Ao ler e caminhar pelos meandros ou enredos das Jeremiadas, encontro o profeta Jeremias sem papa na língua, sem se mancomunar, sem se aliar em apenas remover nossas ilusões e nos leva para encarar nossas desilusões de frente, sem nos fazer complacentes com a desesperança, com a infelicidade, com o comodismo, com o é assim mesmo, está tudo bem, Deus sabe de todas as coisas e tudo compõe sua vontade soberana. Não e não, tanto aquele que quer se esconder em seus desastres quanto aquele que acredita em permanecer numa bolha, ambos, tem suas misérias reveladas como misérias mesmas (porque muitos se acomodam em tais) e não poupa nem supostas vangloriações (por pertencermos a idéia de termos sido o povo escolhido, predestinados, santos e etc), por serem superficiais e sem valia nenhuma.

Quantos não se escondem nos naufrágios das perdas e das ilusões (do casamento que se foi, dos amigos que se foram, dos filhos que se foram, do emprego que se foi, do projeto que se foi, do convite que se foi, dos sonhos que se foram e afins), como um recanto seguro para não mais arriscar, para não mais ousar, para não mais se refazer, para não mais prosseguir para o alvo (o alvo de fazer com que a vida valha sentido, destino e motivo). Em meio a essas capilaridades, como um reduto, as Jeremiadas desmorona todas essas pretensas satisfações, contentamentos e credulidades medíocres, pífias, irrisórias e sem importância.

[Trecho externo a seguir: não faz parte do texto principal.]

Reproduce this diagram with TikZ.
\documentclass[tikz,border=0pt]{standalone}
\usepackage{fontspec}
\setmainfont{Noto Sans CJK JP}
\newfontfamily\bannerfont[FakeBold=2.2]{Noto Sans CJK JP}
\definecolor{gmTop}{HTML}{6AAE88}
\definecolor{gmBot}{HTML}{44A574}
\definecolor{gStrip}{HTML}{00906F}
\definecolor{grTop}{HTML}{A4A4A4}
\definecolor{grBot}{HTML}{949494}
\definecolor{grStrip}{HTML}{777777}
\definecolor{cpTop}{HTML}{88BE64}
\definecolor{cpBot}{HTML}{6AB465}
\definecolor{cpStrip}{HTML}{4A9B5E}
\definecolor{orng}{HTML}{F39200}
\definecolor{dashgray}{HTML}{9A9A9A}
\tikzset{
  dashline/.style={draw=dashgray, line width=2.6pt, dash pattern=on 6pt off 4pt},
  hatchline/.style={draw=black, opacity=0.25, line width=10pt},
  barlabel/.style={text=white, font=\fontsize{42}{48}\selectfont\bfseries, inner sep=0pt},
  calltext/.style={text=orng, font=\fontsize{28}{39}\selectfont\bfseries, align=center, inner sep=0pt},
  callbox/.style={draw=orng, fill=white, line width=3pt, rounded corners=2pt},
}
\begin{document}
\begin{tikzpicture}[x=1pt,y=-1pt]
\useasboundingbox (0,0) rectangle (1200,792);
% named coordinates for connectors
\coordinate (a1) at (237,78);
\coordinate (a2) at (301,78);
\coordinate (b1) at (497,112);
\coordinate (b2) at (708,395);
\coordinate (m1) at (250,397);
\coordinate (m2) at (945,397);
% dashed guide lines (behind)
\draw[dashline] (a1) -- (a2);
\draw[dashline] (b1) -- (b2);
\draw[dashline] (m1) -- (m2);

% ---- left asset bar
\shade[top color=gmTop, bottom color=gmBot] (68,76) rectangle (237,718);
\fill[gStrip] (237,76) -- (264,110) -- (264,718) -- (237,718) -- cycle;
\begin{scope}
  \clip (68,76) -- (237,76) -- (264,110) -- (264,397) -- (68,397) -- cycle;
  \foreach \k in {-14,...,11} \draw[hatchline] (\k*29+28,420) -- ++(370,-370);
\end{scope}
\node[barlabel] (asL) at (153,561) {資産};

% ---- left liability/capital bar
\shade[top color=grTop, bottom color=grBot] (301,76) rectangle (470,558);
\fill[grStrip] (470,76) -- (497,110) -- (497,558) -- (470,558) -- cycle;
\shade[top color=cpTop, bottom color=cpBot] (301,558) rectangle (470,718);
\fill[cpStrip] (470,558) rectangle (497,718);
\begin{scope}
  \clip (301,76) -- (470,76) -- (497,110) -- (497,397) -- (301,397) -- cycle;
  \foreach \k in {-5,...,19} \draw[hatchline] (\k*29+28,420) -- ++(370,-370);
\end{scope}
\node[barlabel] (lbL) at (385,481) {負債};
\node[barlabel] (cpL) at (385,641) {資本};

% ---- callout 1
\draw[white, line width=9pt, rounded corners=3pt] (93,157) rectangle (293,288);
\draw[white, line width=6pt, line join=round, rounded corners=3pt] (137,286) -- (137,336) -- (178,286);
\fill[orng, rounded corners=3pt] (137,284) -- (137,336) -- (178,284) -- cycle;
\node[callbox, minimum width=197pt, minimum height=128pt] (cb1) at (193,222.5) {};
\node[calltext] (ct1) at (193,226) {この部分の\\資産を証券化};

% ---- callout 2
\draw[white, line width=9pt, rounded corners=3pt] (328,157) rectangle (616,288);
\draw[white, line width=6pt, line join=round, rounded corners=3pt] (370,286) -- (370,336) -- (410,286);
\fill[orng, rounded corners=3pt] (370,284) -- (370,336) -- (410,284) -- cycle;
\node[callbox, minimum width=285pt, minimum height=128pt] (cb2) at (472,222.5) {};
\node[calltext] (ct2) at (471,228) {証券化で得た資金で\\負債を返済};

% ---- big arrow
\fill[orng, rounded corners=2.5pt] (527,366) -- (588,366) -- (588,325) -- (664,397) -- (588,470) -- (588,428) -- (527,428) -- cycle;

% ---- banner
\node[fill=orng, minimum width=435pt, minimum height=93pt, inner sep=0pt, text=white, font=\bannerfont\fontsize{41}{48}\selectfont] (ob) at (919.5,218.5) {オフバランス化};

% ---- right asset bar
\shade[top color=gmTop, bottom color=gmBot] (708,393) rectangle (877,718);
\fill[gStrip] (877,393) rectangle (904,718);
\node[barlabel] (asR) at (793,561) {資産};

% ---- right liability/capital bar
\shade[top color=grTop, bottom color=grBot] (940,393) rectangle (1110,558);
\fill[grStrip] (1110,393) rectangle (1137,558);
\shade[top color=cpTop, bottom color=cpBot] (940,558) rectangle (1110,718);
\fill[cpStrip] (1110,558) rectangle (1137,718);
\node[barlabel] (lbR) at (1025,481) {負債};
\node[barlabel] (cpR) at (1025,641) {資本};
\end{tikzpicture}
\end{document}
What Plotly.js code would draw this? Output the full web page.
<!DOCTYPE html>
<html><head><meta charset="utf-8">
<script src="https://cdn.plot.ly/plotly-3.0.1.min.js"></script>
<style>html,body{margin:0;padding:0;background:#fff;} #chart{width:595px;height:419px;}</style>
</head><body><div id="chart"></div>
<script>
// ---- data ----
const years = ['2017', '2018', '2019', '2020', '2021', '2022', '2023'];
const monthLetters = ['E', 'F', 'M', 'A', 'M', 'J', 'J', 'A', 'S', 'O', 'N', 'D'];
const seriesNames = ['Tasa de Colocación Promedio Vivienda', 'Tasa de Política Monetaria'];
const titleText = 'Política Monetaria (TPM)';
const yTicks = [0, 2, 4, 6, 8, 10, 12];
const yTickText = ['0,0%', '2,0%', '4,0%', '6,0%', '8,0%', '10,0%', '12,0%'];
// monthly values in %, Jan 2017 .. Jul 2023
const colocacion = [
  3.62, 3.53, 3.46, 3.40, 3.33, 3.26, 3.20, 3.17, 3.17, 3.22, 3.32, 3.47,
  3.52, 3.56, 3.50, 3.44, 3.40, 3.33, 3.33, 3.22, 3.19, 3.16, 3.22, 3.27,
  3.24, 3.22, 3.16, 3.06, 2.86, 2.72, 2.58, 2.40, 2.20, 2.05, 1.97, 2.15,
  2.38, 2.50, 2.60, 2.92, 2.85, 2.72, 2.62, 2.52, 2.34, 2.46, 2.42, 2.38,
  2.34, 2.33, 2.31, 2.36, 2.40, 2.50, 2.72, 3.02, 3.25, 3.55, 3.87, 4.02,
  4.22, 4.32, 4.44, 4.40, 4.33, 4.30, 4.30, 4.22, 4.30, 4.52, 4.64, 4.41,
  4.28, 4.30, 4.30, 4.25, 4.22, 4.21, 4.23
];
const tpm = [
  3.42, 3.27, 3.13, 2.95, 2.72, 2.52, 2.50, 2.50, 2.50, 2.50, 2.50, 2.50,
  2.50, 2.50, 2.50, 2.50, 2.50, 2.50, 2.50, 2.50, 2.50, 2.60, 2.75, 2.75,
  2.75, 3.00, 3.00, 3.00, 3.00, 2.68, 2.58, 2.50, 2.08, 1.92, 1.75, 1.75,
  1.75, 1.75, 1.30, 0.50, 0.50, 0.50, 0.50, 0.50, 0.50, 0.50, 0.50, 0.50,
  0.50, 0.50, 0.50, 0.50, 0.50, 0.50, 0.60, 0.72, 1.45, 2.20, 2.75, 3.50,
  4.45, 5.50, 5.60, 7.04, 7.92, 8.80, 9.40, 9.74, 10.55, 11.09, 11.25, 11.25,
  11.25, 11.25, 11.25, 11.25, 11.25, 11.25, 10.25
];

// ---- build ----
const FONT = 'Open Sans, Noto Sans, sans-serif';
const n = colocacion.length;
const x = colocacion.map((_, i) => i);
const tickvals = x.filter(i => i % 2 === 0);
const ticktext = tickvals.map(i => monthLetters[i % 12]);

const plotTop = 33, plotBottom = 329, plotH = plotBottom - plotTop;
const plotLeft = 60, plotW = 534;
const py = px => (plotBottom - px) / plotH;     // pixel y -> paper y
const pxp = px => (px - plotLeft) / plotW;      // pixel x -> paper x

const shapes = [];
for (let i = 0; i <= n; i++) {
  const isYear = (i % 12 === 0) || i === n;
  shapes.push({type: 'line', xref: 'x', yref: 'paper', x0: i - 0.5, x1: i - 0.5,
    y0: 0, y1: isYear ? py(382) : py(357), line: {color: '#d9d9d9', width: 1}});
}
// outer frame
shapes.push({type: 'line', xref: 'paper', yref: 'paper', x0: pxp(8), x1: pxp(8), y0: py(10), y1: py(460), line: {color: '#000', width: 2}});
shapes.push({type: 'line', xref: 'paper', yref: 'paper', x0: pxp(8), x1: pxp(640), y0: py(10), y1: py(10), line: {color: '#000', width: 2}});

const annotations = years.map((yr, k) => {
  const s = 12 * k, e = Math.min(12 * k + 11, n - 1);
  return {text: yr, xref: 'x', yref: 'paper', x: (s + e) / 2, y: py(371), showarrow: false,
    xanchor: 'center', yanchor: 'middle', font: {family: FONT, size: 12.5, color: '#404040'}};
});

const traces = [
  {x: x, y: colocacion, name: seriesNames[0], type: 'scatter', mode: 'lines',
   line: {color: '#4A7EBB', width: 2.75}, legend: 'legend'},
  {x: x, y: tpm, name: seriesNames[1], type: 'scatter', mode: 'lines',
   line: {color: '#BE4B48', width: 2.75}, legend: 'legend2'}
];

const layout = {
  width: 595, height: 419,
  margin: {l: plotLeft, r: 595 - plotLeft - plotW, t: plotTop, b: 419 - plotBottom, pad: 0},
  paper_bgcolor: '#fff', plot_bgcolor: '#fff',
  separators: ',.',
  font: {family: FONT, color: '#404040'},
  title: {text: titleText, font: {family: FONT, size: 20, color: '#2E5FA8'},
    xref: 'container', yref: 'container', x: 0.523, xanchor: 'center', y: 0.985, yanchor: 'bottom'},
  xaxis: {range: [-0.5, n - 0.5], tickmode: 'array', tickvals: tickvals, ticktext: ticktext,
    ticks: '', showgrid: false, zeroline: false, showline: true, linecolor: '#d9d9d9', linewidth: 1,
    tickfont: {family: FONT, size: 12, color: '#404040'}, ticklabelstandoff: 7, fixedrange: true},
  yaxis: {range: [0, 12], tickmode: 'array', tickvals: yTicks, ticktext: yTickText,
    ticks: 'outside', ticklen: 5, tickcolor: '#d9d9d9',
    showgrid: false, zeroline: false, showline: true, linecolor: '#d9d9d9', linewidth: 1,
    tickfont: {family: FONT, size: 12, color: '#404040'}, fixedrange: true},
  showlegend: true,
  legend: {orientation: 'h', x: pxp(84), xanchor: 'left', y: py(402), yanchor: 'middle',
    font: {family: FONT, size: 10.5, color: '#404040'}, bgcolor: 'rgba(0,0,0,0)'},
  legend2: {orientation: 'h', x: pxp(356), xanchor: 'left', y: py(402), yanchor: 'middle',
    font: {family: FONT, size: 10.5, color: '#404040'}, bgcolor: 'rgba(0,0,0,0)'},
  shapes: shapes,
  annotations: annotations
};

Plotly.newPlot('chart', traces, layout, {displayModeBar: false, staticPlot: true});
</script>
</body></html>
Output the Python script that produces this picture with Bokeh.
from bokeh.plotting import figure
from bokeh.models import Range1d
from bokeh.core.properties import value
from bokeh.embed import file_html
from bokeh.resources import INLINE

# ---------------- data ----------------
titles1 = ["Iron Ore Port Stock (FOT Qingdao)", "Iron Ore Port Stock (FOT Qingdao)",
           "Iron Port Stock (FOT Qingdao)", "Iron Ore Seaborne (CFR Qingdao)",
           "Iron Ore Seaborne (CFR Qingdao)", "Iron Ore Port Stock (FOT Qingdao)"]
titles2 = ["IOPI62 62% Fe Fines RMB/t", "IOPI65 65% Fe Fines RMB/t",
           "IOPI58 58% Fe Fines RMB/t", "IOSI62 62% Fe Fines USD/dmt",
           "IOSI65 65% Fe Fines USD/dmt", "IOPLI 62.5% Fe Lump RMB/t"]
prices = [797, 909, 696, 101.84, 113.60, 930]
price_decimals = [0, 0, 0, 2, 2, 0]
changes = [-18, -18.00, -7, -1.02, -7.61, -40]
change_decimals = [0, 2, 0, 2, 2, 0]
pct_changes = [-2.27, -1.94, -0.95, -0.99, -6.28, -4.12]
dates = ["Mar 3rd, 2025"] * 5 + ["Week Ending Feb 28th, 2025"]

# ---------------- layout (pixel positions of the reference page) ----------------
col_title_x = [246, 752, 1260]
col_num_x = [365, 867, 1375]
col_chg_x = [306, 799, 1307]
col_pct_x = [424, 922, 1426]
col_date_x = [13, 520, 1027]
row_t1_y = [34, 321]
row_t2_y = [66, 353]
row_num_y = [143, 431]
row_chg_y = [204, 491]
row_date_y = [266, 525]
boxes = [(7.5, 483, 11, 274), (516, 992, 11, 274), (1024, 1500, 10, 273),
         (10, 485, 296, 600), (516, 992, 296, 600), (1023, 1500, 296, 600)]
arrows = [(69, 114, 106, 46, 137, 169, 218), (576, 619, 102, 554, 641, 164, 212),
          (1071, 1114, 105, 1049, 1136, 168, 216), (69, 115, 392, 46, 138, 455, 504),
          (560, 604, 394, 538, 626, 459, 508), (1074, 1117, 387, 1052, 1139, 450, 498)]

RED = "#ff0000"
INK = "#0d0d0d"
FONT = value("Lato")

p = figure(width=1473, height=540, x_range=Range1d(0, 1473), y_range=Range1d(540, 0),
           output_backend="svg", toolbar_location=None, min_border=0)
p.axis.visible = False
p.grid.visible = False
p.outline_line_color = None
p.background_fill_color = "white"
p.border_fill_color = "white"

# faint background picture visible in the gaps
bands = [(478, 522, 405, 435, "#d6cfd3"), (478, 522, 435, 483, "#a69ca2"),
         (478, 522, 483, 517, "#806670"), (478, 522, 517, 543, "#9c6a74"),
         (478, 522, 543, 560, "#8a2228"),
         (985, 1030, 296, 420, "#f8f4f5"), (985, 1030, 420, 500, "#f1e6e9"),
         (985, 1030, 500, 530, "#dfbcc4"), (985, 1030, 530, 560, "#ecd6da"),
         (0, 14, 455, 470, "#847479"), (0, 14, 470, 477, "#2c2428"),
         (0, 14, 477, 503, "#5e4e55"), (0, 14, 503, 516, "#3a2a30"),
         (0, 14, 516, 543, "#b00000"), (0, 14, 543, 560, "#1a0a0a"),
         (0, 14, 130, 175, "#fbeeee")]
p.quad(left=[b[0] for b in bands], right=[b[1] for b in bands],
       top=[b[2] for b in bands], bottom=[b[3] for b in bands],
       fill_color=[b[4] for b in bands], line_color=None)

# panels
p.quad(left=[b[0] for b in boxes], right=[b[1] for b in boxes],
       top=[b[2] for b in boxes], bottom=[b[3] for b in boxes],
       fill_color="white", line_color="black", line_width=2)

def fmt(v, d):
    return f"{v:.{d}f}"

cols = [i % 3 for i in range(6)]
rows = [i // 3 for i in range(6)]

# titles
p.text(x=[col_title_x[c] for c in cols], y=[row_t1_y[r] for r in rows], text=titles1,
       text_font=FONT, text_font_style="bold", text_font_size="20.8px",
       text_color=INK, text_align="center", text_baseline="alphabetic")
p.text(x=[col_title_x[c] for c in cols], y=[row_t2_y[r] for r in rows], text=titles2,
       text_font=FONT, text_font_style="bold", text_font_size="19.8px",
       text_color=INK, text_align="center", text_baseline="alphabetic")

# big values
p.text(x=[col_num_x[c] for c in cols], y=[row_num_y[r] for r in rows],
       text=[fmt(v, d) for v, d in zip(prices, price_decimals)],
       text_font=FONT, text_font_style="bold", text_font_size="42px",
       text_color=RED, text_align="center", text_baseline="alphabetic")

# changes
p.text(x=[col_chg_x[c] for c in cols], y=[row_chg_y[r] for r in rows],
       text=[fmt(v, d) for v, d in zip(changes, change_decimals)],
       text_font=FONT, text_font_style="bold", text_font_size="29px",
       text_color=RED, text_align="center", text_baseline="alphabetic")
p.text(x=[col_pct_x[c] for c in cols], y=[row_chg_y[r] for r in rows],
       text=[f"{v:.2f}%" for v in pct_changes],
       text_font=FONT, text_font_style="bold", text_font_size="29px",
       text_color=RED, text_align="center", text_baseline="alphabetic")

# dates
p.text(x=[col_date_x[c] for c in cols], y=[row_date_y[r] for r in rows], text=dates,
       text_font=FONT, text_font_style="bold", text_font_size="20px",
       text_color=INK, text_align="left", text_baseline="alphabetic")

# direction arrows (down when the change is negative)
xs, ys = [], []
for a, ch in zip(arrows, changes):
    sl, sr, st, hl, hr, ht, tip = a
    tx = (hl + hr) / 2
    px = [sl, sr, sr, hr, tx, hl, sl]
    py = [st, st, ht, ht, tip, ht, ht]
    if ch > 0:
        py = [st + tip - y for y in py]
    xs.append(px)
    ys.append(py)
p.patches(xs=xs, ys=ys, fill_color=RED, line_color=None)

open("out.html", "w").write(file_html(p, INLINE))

Nada e ninguém escapa, seja o melancólico ou o fanfarrão, seja o cético ou o crente, seja o racional ou o espiritual, o místico ou o empírico, seja o progressista ou o conservador, seja o de direita ou o de esquerda, seja o otimista ou o pessimista, seja os aderidos a movimentos sociais ou não.

Grosso modo, as Jeremiadas procura nos mostrar e nos demonstrar de que não há como obter o caminho da alegria, da felicidade, da esperança, quando desprezamos e anulamos a verdade, a justiça e a paz (quando negamos nossa própria verdade), quando não consideramos o quanto ser simples é ser verdadeiro, é ser livre e é ser modificador e não preso as vaidades ou as ilusões daquilo que não somos, não devemos ser e não precisamos ser. Ademais, implica romper em não permanecer na ofensa da raiva e do orgulho e se abrir para a oferta da alegria, da verdade e do recomeçar.